Professor Lillian Artz, a director of the University of Cape Town's gender, health and justice research unit, testified at the Khayelitsha Commission of Inquiry on the police's response to domestic violence and sexual crimes.
She said her research findings were that officers from the various police stations in Khayelitsha were not properly trained in the minimum requirements of dealing with domestic violence according to SA Police Service national instructions.
The first requirement was that a police vehicle be dispatched to the scene without delay.
The second was that the crew of that vehicle be informed of who the complainant was and whether to expect violence.
She said domestic violence only became criminalised when a protection order had been breached, but many people never even followed through with finalising such an order.
She had conducted research on domestic violence protection order applicants in association with charity organisation Mosaic, which assists the justice department.

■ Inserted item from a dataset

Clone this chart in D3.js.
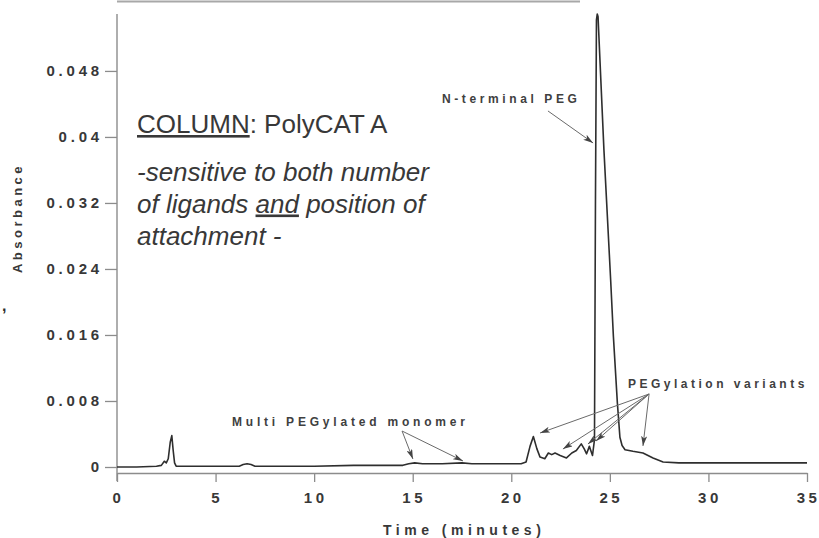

Less than 10 percent of Khayelitsha applicants who were assisted by Mosaic found the police to be helpful and most gave them a score of five out of a possible 10.
“In only 19 percent of cases were complainants told they could lay a criminal charge at the police station.”
Artz said that when the protection order had to be served, many provincial officers misread the Domestic Violence Act and would only serve on the respondent.
The act allowed that any person over the age of 16 could be given an order on behalf of the respondent, she said.
It was, however, not uncommon for the order to be served on the very person who had laid the complaint.
“In practice, the applicant is often the one who is in the house when the protection order is served, who then has to serve it on the respondent. It's just an untenable situation.”
She acknowledged systemic failures that prevented officers from fulfilling their duties, including a lack of airtime for cellphones, a lack of police vehicles and reported pressure to keep crime statistics low.
Artz concluded that there had to be a practical, strategic priority for domestic and sexual offences in Khayelitsha.
The commission was set up by Western Cape premier Helen Zille to probe accusations by civil society formations that police inaction was leading to an increase in “mob justice” killings in the area.
The Social Justice Coalition alleged that police inefficiency was leading to criminals running rampant in the sprawling township, and residents being forced to take the law into their own hands.
The commission's activities were delayed for some time when Police Minister Nathi Mthethwa tried to have the inquiry scrapped.
Mthethwa lost his legal bid to stop the commission in the Constitutional Court in October last year.
The first phase of hearings was expected to end on February 21.